Locality Sensitive Hashing for Network Traffic Fingerprinting
Nowfel Mashnoor, Jay Thom, Abdur Rouf, Shamik Sengupta, Batyr Charyyev
TL;DR
The paper addresses IoT device identification for network management, noting that ML-based traffic fingerprinting requires feature extraction, hyperparameter tuning, and retraining to handle concept drift. It proposes LSIF-R, a Locality-Sensitive Hashing approach based on a tunable Nilsimsa function that generates traffic fingerprints without feature extraction and stores them as device signatures.
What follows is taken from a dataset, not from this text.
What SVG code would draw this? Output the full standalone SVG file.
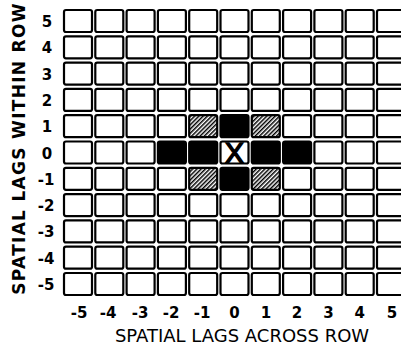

Through extensive parameter exploration, LSIF-R achieves up to around 94% identification accuracy on 23 IoT devices and outperforms a state-of-the-art ML-based method (IoTSentinel) by about 12 percentage points in F1. The work emphasizes lightweight operation, easy update of signatures, and robustness to drift, highlighting practical benefits for scalable, privacy-conscious device identification in dynamic networks.
Abstract
The advent of the Internet of Things (IoT) has brought forth additional intricacies and difficulties to computer networks. These gadgets are particularly susceptible to cyber-attacks because of their simplistic design. Therefore, it is crucial to recognise these devices inside a network for the purpose of network administration and to identify any harmful actions. Network traffic fingerprinting is a crucial technique for identifying devices and detecting anomalies. Currently, the predominant methods for this depend heavily on machine learning (ML). Nevertheless, machine learning (ML) methods need the selection of features, adjustment of hyperparameters, and retraining of models to attain optimal outcomes and provide resilience to concept drifts detected in a network. In this research, we suggest using locality-sensitive hashing (LSH) for network traffic fingerprinting as a solution to these difficulties. Our study focuses on examining several design options for the Nilsimsa LSH function. We then use this function to create unique fingerprints for network data, which may be used to identify devices. We also compared it with ML-based traffic fingerprinting and observed that our method increases the accuracy of state-of-the-art by 12% achieving around 94% accuracy in identifying devices in a network.